* [Exercise requirements] Repeat the data that follows, word for word, without the images.

* [Data excerpt]

● ● ● ●

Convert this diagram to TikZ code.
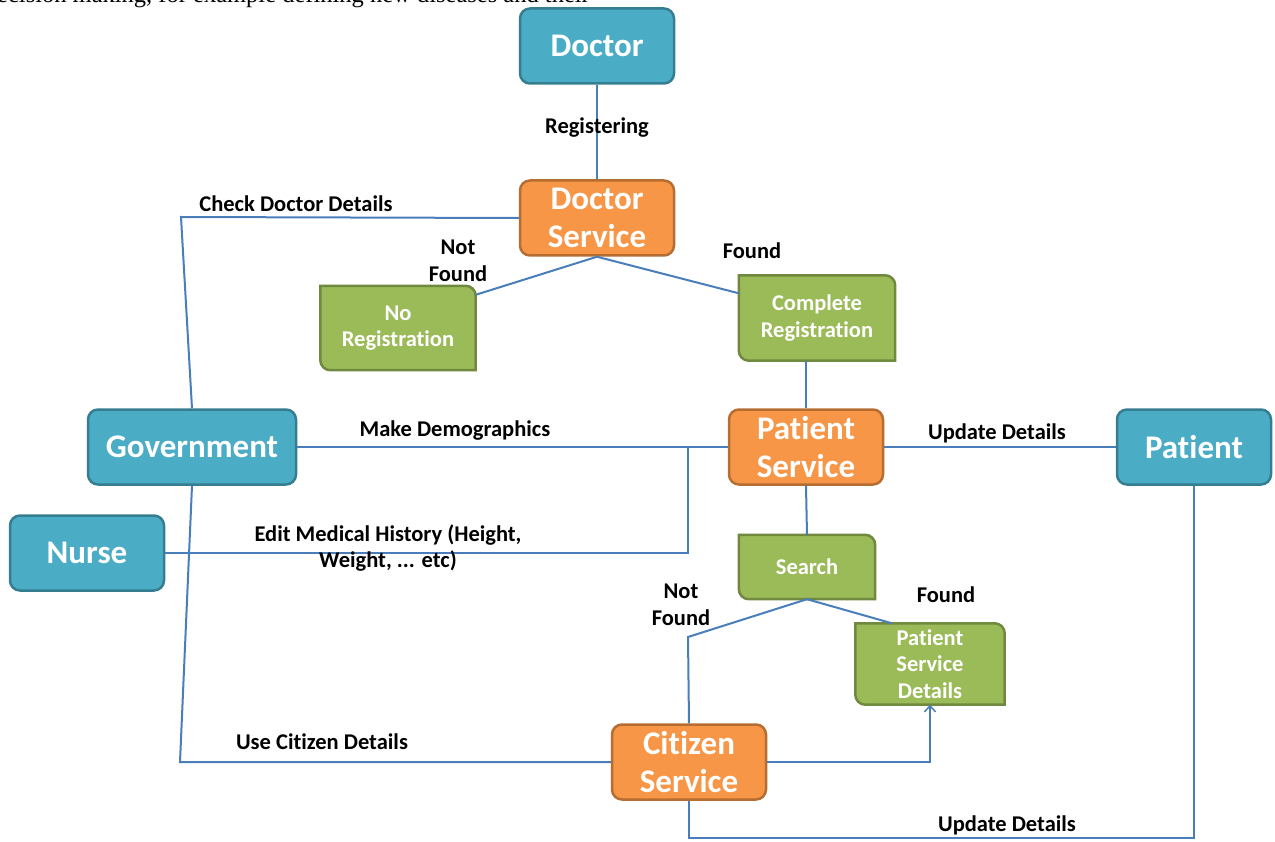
\documentclass[tikz,border=0pt]{standalone}
\usepackage{fontspec}
\setmainfont{Carlito}[Ligatures=NoCommon]
\newfontfamily\pageserif{Liberation Serif}
\usetikzlibrary{arrows.meta,backgrounds,calc}
\definecolor{actorfill}{HTML}{4BACC6}
\definecolor{actorline}{HTML}{357D91}
\definecolor{servicefill}{HTML}{F79646}
\definecolor{serviceline}{HTML}{B66D31}
\definecolor{resultfill}{HTML}{9BBB59}
\definecolor{resultline}{HTML}{71893F}
\definecolor{linkblue}{HTML}{4A7EBB}
\tikzset{
    bigbox/.style={rounded corners=10pt, line width=2.5pt, minimum width=154pt, minimum height=75pt,
        inner sep=0pt, align=center, text=white, font=\fontsize{33}{38}\selectfont\bfseries},
    actor/.style={bigbox, draw=actorline, fill=actorfill},
    service/.style={bigbox, draw=serviceline, fill=servicefill},
    result/.style={inner sep=0pt, align=center, text=white, font=\fontsize{22.5}{26.5}\selectfont\bfseries},
    resultshape/.style={fill=resultfill, draw=resultline, line width=2.5pt},
    link/.style={draw=linkblue, line width=2pt},
    lbl/.style={align=center, inner sep=0pt, font=\fontsize{22.5}{26.5}\selectfont\bfseries}
}
\begin{document}
\begin{tikzpicture}[x=1pt, y=1pt]
    \def \R {10}
    \useasboundingbox (0,0) rectangle (1275,-842);
    \node[anchor=base west, inner sep=0pt, font=\pageserif\fontsize{24.5}{24.5}\selectfont] (pagetext) at (-3,-3) {ecision making, for example defining new diseases and their};
    % boxes
    \node[actor] (doctor) at (597,-46) {Doctor};
    \node[service] (docsrv) at (597,-218) {Doctor\\Service};
    \node[result, minimum width=155pt, minimum height=84pt] (noreg) at (398,-328) {No\\Registration};
    \node[result, minimum width=156pt, minimum height=85pt] (compreg) at (817,-318) {Complete\\Registration};
    \node[actor, minimum width=208pt] (gov) at (192,-447) {Government};
    \node[service] (patsrv) at (806,-447) {Patient\\Service};
    \node[actor] (patient) at (1194,-447) {Patient};
    \node[actor] (nurse) at (87,-553) {Nurse};
    \node[result, minimum width=136pt, minimum height=64pt] (search) at (807,-567) {Search};
    \node[result, minimum width=149pt, minimum height=81pt] (psdet) at (930,-664) {Patient\\Service\\Details};
    \node[service] (citsrv) at (689,-762) {Citizen\\Service};
    \begin{scope}[on background layer]
    \foreach \n in {noreg, compreg, search, psdet}
        \path[resultshape] ($(\n.north east)+(-\R,0)$) arc[start angle=90, end angle=0, radius=\R]
            -- (\n.south east) -- ($(\n.south west)+(\R,0)$) arc[start angle=270, end angle=180, radius=\R]
            -- (\n.north west) -- cycle;
    \end{scope}
    % connectors
    \coordinate (c1) at (181,-217);
    \coordinate (c2) at (180,-762);
    \coordinate (c3) at (1194,-838);
    \coordinate (c4) at (688,-637);
    \coordinate (j1) at (688,-448);
    \draw[link] (doctor.south) -- (docsrv.north);
    \draw[link] (docsrv.west) -- (c1) -- (gov.north);
    \draw[link] (gov.south) -- (c2) -- (citsrv.west);
    \draw[link] ($(noreg.north east)+(0,-9)$) -- (docsrv.south) -- ($(compreg.north west)+(0,-18)$);
    \draw[link] (patsrv.north) -- (patsrv.north |- compreg.south);
    \draw[link] (gov.east) -- (patsrv.west);
    \draw[link] (nurse.east) -| (j1);
    \draw[link] (patsrv.east) -- (patient.west);
    \draw[link] (patsrv.south) -- (search.north);
    \draw[link] (citsrv.north) -- (c4) -- (search.south) -- ($(psdet.north)+(-38,0)$);
    \draw[link, -{Straight Barb[length=6pt, width=11pt, line width=1.5pt]}] (citsrv.east) -| (psdet.south);
    \draw[link] (citsrv.south) |- (c3) -- (patient.south);
    % labels
    \node[lbl] (lregister) at (597,-128) {Registering};
    \node[lbl] (lcheck) at (296,-204) {Check Doctor Details};
    \node[lbl] (lnotfound) at (458,-261) {Not\\Found};
    \node[lbl] (lfound) at (752,-251) {Found};
    \node[lbl] (ldemo) at (455,-431) {Make Demographics};
    \node[lbl] (lupdate) at (997,-433) {Update Details};
    \node[lbl] (ledit) at (388,-548) {Edit Medical History (Height,\\Weight, ... etc)};
    \node[lbl] (lnotfound2) at (681,-605) {Not\\Found};
    \node[lbl] (lfound2) at (946,-595) {Found};
    \node[lbl] (lcitizen) at (322,-742) {Use Citizen Details};
    \node[lbl] (lupdate2) at (1007,-825) {Update Details};
\end{tikzpicture}
\end{document}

● ● ● ●

* [Exercise answer]
Convert this diagram to TikZ code.
\documentclass[tikz,border=0pt]{standalone}
\usepackage{fontspec}
\setmainfont{Carlito}[Ligatures=NoCommon]
\newfontfamily\pageserif{Liberation Serif}
\usetikzlibrary{arrows.meta,backgrounds,calc}
\definecolor{actorfill}{HTML}{4BACC6}
\definecolor{actorline}{HTML}{357D91}
\definecolor{servicefill}{HTML}{F79646}
\definecolor{serviceline}{HTML}{B66D31}
\definecolor{resultfill}{HTML}{9BBB59}
\definecolor{resultline}{HTML}{71893F}
\definecolor{linkblue}{HTML}{4A7EBB}
\tikzset{
    bigbox/.style={rounded corners=10pt, line width=2.5pt, minimum width=154pt, minimum height=75pt,
        inner sep=0pt, align=center, text=white, font=\fontsize{33}{38}\selectfont\bfseries},
    actor/.style={bigbox, draw=actorline, fill=actorfill},
    service/.style={bigbox, draw=serviceline, fill=servicefill},
    result/.style={inner sep=0pt, align=center, text=white, font=\fontsize{22.5}{26.5}\selectfont\bfseries},
    resultshape/.style={fill=resultfill, draw=resultline, line width=2.5pt},
    link/.style={draw=linkblue, line width=2pt},
    lbl/.style={align=center, inner sep=0pt, font=\fontsize{22.5}{26.5}\selectfont\bfseries}
}
\begin{document}
\begin{tikzpicture}[x=1pt, y=1pt]
    \def \R {10}
    \useasboundingbox (0,0) rectangle (1275,-842);
    \node[anchor=base west, inner sep=0pt, font=\pageserif\fontsize{24.5}{24.5}\selectfont] (pagetext) at (-3,-3) {ecision making, for example defining new diseases and their};
    % boxes
    \node[actor] (doctor) at (597,-46) {Doctor};
    \node[service] (docsrv) at (597,-218) {Doctor\\Service};
    \node[result, minimum width=155pt, minimum height=84pt] (noreg) at (398,-328) {No\\Registration};
    \node[result, minimum width=156pt, minimum height=85pt] (compreg) at (817,-318) {Complete\\Registration};
    \node[actor, minimum width=208pt] (gov) at (192,-447) {Government};
    \node[service] (patsrv) at (806,-447) {Patient\\Service};
    \node[actor] (patient) at (1194,-447) {Patient};
    \node[actor] (nurse) at (87,-553) {Nurse};
    \node[result, minimum width=136pt, minimum height=64pt] (search) at (807,-567) {Search};
    \node[result, minimum width=149pt, minimum height=81pt] (psdet) at (930,-664) {Patient\\Service\\Details};
    \node[service] (citsrv) at (689,-762) {Citizen\\Service};
    \begin{scope}[on background layer]
    \foreach \n in {noreg, compreg, search, psdet}
        \path[resultshape] ($(\n.north east)+(-\R,0)$) arc[start angle=90, end angle=0, radius=\R]
            -- (\n.south east) -- ($(\n.south west)+(\R,0)$) arc[start angle=270, end angle=180, radius=\R]
            -- (\n.north west) -- cycle;
    \end{scope}
    % connectors
    \coordinate (c1) at (181,-217);
    \coordinate (c2) at (180,-762);
    \coordinate (c3) at (1194,-838);
    \coordinate (c4) at (688,-637);
    \coordinate (j1) at (688,-448);
    \draw[link] (doctor.south) -- (docsrv.north);
    \draw[link] (docsrv.west) -- (c1) -- (gov.north);
    \draw[link] (gov.south) -- (c2) -- (citsrv.west);
    \draw[link] ($(noreg.north east)+(0,-9)$) -- (docsrv.south) -- ($(compreg.north west)+(0,-18)$);
    \draw[link] (patsrv.north) -- (patsrv.north |- compreg.south);
    \draw[link] (gov.east) -- (patsrv.west);
    \draw[link] (nurse.east) -| (j1);
    \draw[link] (patsrv.east) -- (patient.west);
    \draw[link] (patsrv.south) -- (search.north);
    \draw[link] (citsrv.north) -- (c4) -- (search.south) -- ($(psdet.north)+(-38,0)$);
    \draw[link, -{Straight Barb[length=6pt, width=11pt, line width=1.5pt]}] (citsrv.east) -| (psdet.south);
    \draw[link] (citsrv.south) |- (c3) -- (patient.south);
    % labels
    \node[lbl] (lregister) at (597,-128) {Registering};
    \node[lbl] (lcheck) at (296,-204) {Check Doctor Details};
    \node[lbl] (lnotfound) at (458,-261) {Not\\Found};
    \node[lbl] (lfound) at (752,-251) {Found};
    \node[lbl] (ldemo) at (455,-431) {Make Demographics};
    \node[lbl] (lupdate) at (997,-433) {Update Details};
    \node[lbl] (ledit) at (388,-548) {Edit Medical History (Height,\\Weight, ... etc)};
    \node[lbl] (lnotfound2) at (681,-605) {Not\\Found};
    \node[lbl] (lfound2) at (946,-595) {Found};
    \node[lbl] (lcitizen) at (322,-742) {Use Citizen Details};
    \node[lbl] (lupdate2) at (1007,-825) {Update Details};
\end{tikzpicture}
\end{document}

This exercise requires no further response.